Adam Jacobi of Black Heart Gold Pants called the contract the worst in all of college football.
Ferentz must get Iowa back on track, which shouldn't be that difficult in a watered-down Big Ten.
Charlie Weis, Kansas
Jamie Squire/Getty Images
Yes, even a basketball program has standards. Charlie Weis can't show up on the scene and start things off with a 1-11 record.
Sure, he deserves a pass due to coaching a team that is loaded with a bunch of players nobody else wanted, but one win? Come on, Weis! The offense ranked 118th, while the defense wasn't too far behind, finishing the year ranked 112th in the country. Even head coach Turner Gill had better success (5-19) before he was shown the door after two seasons.
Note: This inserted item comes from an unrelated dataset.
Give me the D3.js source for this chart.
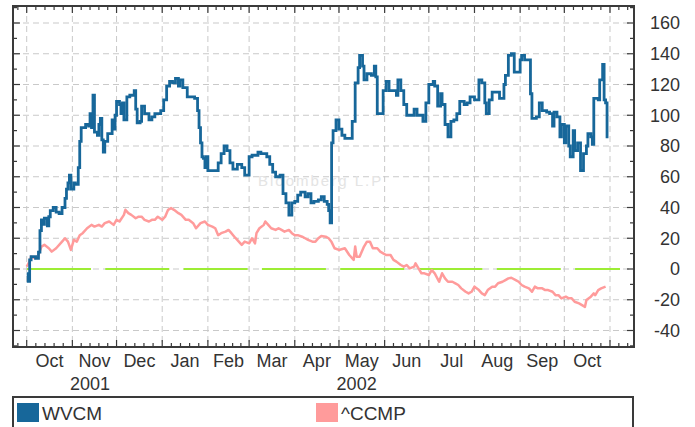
<!DOCTYPE html>
<html>
<head>
<meta charset="utf-8">
<script src="https://cdn.jsdelivr.net/npm/d3@7"></script>
<style>
  html, body { margin: 0; padding: 0; background: #fff; }
  svg { display: block; font-family: "Liberation Sans", Arial, sans-serif; }
</style>
</head>
<body>
<div id="chart"></div>
<script>
// % change since start, x = days after startDate
const startDate = new Date(2001, 9, 1);
const endDate = new Date(2002, 10, 1);

const wvcm = [
  [0,-3],[1,-8],[2,6],[3,8],[6,7],[8,11],[9,25],[10,32],[11,29],[12,33],[14,28],[15,34],
  [16,38],[18,40],[20,37],[22,36],[24,40],[26,46],[27,52],[28,56],[29,61],[30,52],[32,56],
  [33,55],[35,66],[36,83],[37,92],[40,94],[42,93],[43,101],[44,92],[45,113],[46,89],[48,87],
  [49,94],[50,98],[51,84],[52,76],[53,83],[55,88],[58,97],[59,91],[60,100],[61,109],[63,107],
  [64,101],[65,108],[66,97],[68,112],[70,113],[73,116],[74,104],[75,95],[77,96],[78,106],
  [80,101],[83,97],[85,99],[87,101],[91,103],[93,110],[95,119],[97,122],[99,121],[101,124],
  [103,119],[104,123],[106,118],[109,112],[113,112],[114,111],[116,103],[117,92],[118,82],
  [119,73],[120,72],[121,66],[122,73],[123,64],[126,64],[130,69],[132,75],[134,80],[136,77],
  [138,69],[140,65],[143,68],[146,66],[148,61],[150,61],[151,73],[153,74],[157,76],[159,75],
  [163,73],[165,68],[167,63],[169,60],[172,61],[174,49],[176,43],[178,35],[180,43],[182,44],
  [184,48],[186,50],[189,47],[191,49],[193,43],[195,44],[198,45],[200,47],[202,44],[204,42],
  [205,38],[206,30],[207,82],[208,90],[210,97],[212,91],[214,87],[216,85],[220,85],[221,96],
  [223,121],[225,131],[226,139],[228,132],[229,123],[231,127],[234,126],[236,132],[237,125],
  [238,101],[241,101],[242,116],[244,122],[246,116],[249,116],[251,113],[252,123],[254,116],
  [256,107],[258,100],[261,100],[263,104],[265,100],[269,96],[271,108],[273,120],[276,122],
  [277,119],[279,106],[281,114],[282,107],[284,94],[286,86],[288,96],[290,97],[292,101],
  [294,109],[297,107],[299,108],[301,112],[304,110],[305,110],[307,123],[309,121],[311,108],
  [312,101],[314,110],[316,115],[320,115],[321,111],[324,120],[325,126],[327,139],[329,140],
  [331,128],[333,128],[335,136],[336,139],[338,136],[341,136],[342,114],[343,98],[346,99],
  [348,108],[350,103],[353,102],[355,101],[357,93],[358,102],[360,99],[362,86],[363,94],
  [365,82],[366,93],[368,80],[369,73],[371,90],[372,77],[374,82],[376,64],[378,75],[380,80],
  [381,88],[383,86],[384,81],[385,111],[388,110],[389,123],[391,133],[392,110],[393,108],[394,85]
];

const ccmp = [
  [0,1.5],[2,5],[3,8],[6,7],[8,9],[10,14.6],[12,15.7],[15,13.5],[17,11.3],[20,13.5],[24,17.8],
  [26,20],[28,17.8],[30,12.4],[32,19],[34,17.8],[36,22],[38,23.3],[41,26.5],[44,28.7],[46,27.6],
  [49,28.7],[51,27.6],[53,29.8],[56,30.9],[59,28.7],[61,32],[63,30.9],[66,35.2],[67,38.5],
  [69,36.3],[71,35.2],[74,33],[76,34],[78,34],[80,32],[83,30.9],[85,32],[87,32],[89,34],[92,32],
  [94,34],[96,38.5],[98,39.6],[100,38.5],[103,36.3],[105,35.2],[108,32],[110,32],[113,29.8],
  [115,26.5],[118,29.8],[121,30.9],[123,28.7],[126,27.6],[128,26.5],[130,22],[132,23.3],
  [135,24.3],[137,25.4],[139,23.3],[141,21],[144,17.8],[146,15.7],[148,17.8],[151,16.7],
  [153,20],[155,16.7],[156,23.3],[158,26.5],[161,28.7],[162,30.9],[164,28.7],[166,26.5],
  [169,25.4],[171,26.5],[173,25.4],[175,24.3],[178,25.4],[180,23.3],[182,22],[184,22],[187,21],
  [189,20],[191,19],[194,17.8],[196,17.8],[198,20],[200,21.5],[203,21],[205,20],[207,17.5],
  [209,13.5],[212,12.4],[216,13.5],[219,9.1],[222,5.9],[223,14.6],[224,8],[226,8],[229,14.6],
  [231,17.8],[233,17.8],[235,13.5],[238,13.5],[240,11.3],[242,10.2],[244,9.1],[247,9.1],
  [249,5.9],[251,4.8],[254,2.6],[256,1.5],[258,2.6],[260,0.4],[263,1.5],[264,3.7],[266,0.4],
  [268,-2.8],[270,-2.8],[273,-3.9],[275,-0.7],[277,-2.8],[280,-8.3],[282,-2.8],[284,-6.1],
  [286,-8.3],[289,-8.3],[291,-9.3],[293,-10.4],[295,-12.6],[298,-14.8],[300,-15.9],[302,-14.8],
  [304,-11.5],[307,-13.7],[309,-15.9],[311,-17],[313,-13.7],[316,-11.5],[318,-11.5],[320,-9.3],
  [323,-8.3],[325,-7.2],[327,-6.1],[329,-5.7],[332,-7.2],[334,-8.3],[336,-10.4],[338,-11.5],
  [341,-12.6],[343,-14.8],[345,-11.5],[347,-12.6],[350,-12.6],[352,-13.7],[354,-13.7],
  [357,-14.8],[359,-17],[361,-17],[363,-19.1],[366,-18],[368,-19.1],[370,-19.1],[372,-21.3],
  [375,-22.4],[377,-23.5],[379,-24.6],[380,-20.2],[383,-18],[385,-15.9],[386,-17],[388,-13.7],
  [390,-12.6],[393,-11.5]
];

const yTicks = [-40, -20, 0, 20, 40, 60, 80, 100, 120, 140, 160];
const yearLabels = [["2001", new Date(2001, 10, 13)], ["2002", new Date(2002, 4, 13)]];
const seriesNames = ["WVCM", "^CCMP"];
const seriesColors = ["#17679a", "#ff9b9b"];

const width = 695, height = 427;
const plot = { left: 13, top: 6, right: 634, bottom: 347 };

const svg = d3.select("#chart").append("svg")
  .attr("width", width).attr("height", height);

const x = d3.scaleTime().domain([startDate, endDate]).range([26.7, 610]);
const y = d3.scaleLinear().domain([-40, 160]).range([330.5, 23]);
const xd = (d) => x(d3.timeDay.offset(startDate, d[0]));

const months = d3.timeMonth.range(startDate, d3.timeDay.offset(endDate, 1));
// 4 minor ticks between month starts
const minorTicks = [];
d3.timeMonth.range(new Date(2001, 8, 1), new Date(2002, 11, 1)).forEach((m) => {
  const next = d3.timeMonth.offset(m, 1);
  for (let k = 1; k < 5; k++) {
    const t = new Date(+m + (next - m) * k / 5);
    const px = x(t);
    if (px > plot.left + 1 && px < plot.right - 1) minorTicks.push(px);
  }
});

// grid
const grid = svg.append("g")
  .attr("stroke", "#c9c9c9").attr("stroke-width", 1).attr("stroke-dasharray", "6,4");
grid.selectAll("line.v").data(months).enter().append("line")
  .attr("x1", (d) => x(d)).attr("x2", (d) => x(d))
  .attr("y1", plot.top).attr("y2", plot.bottom);
grid.selectAll("line.h").data(yTicks).enter().append("line")
  .attr("x1", plot.left).attr("x2", plot.right)
  .attr("y1", (d) => y(d)).attr("y2", (d) => y(d));

// watermark
svg.append("text")
  .attr("x", 258).attr("y", 186)
  .attr("font-size", 15).attr("letter-spacing", 2)
  .attr("fill", "#e4e4e4")
  .text("Bloomberg L.P");

// zero line
svg.append("line")
  .attr("x1", 27).attr("x2", 620)
  .attr("y1", y(0)).attr("y2", y(0))
  .attr("stroke", "#9ded35").attr("stroke-width", 2)
  .attr("stroke-dasharray", "64,14.3");

svg.append("path")
  .datum(ccmp)
  .attr("fill", "none").attr("stroke", seriesColors[1]).attr("stroke-width", 2.5)
  .attr("stroke-linejoin", "round")
  .attr("d", d3.line().x(xd).y((d) => y(d[1])));

svg.append("path")
  .datum(wvcm)
  .attr("fill", "none").attr("stroke", seriesColors[0]).attr("stroke-width", 2.8)
  .attr("d", d3.line().curve(d3.curveStepAfter).x(xd).y((d) => y(d[1])));

// frame and ticks
const axes = svg.append("g").attr("stroke", "#3a3a3a").attr("stroke-width", 1.2);
const minorY = d3.range(-50, 171, 10).filter((v) => !yTicks.includes(v) && y(v) > plot.top && y(v) < plot.bottom);
[plot.left, plot.right].forEach((edge, i) => {
  const dir = i === 0 ? 1 : -1;
  axes.selectAll(null).data(yTicks).enter().append("line")
    .attr("x1", edge).attr("x2", edge + dir * 7)
    .attr("y1", (d) => y(d)).attr("y2", (d) => y(d));
  axes.selectAll(null).data(minorY).enter().append("line")
    .attr("x1", edge).attr("x2", edge + dir * 4)
    .attr("y1", (d) => y(d)).attr("y2", (d) => y(d));
});
[plot.top, plot.bottom].forEach((edge, i) => {
  const dir = i === 0 ? 1 : -1;
  axes.selectAll(null).data(months).enter().append("line")
    .attr("x1", (d) => x(d)).attr("x2", (d) => x(d))
    .attr("y1", edge).attr("y2", edge + dir * 7);
  axes.selectAll(null).data(minorTicks).enter().append("line")
    .attr("x1", (d) => d).attr("x2", (d) => d)
    .attr("y1", edge).attr("y2", edge + dir * 4);
});
svg.append("rect")
  .attr("x", plot.left).attr("y", plot.top)
  .attr("width", plot.right - plot.left).attr("height", plot.bottom - plot.top)
  .attr("fill", "none").attr("stroke", "#3a3a3a").attr("stroke-width", 2);

// labels
const labels = svg.append("g").attr("fill", "#333").attr("font-size", 18);
labels.selectAll(null).data(yTicks).enter().append("text")
  .attr("x", 680).attr("y", (d) => y(d)).attr("dy", "0.36em")
  .attr("text-anchor", "end")
  .text((d) => d);
labels.selectAll(null).data(months.slice(0, -1)).enter().append("text")
  .attr("x", (d) => (x(d) + x(d3.timeMonth.offset(d, 1))) / 2).attr("y", 367)
  .attr("text-anchor", "middle")
  .text(d3.timeFormat("%b"));
labels.selectAll(null).data(yearLabels).enter().append("text")
  .attr("x", (d) => x(d[1])).attr("y", 390)
  .attr("text-anchor", "middle")
  .text((d) => d[0]);

// legend
svg.append("rect")
  .attr("x", plot.left).attr("y", 397).attr("width", 620).attr("height", 40)
  .attr("fill", "#fff").attr("stroke", "#3a3a3a").attr("stroke-width", 2);
const legendX = [17, 316];
const legend = svg.selectAll("g.legend").data(seriesNames).enter().append("g")
  .attr("transform", (d, i) => `translate(${legendX[i]},403)`);
legend.append("rect").attr("width", 22).attr("height", 19)
  .attr("fill", (d, i) => seriesColors[i]);
legend.append("text").attr("x", 25).attr("y", 17)
  .attr("font-size", 19).attr("fill", "#333")
  .text((d) => d);
</script>
</body>
</html>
The Jayhawks will have more talent this season with BYU transfer Jake Heaps at quarterback and six defensive starters returning. However, that just puts even more pressure on Weis to succeed.
It's hard to believe Kansas will ever be a football school, but the staff could find guys off the street who can give the fans more than one win.
Lane Kiffin, USC
Harry How/Getty Images
"He is not," said Haden. "I'm behind Lane Kiffin one hundred percent. I have great confidence in him. He's a very hard-working, detail-oriented coach. He's a dynamic play-caller in my estimation and he's an exceptional recruiter.
"He knows USC and he knows what it takes to be successful here."
Uh, sorry, that's hard to believe.
Kiffin was buried to his neck in talent last season and the Trojans finished with a 7-6 record. The team began the year ranked No. 1 in the AP Poll, but was nowhere close to being ranked when the season came to an end. There were also constant off-field incidents that didn't help matters.
USC is one of the few schools that can realistically expect a conference or national championship nearly every season. Mediocrity isn't going to be handled well if it becomes routine.
As far as Kiffin's recruiting skills, USC is a school that sells itself. It's so easy a caveman can do it!
Seriously, Kiffin better start winning games.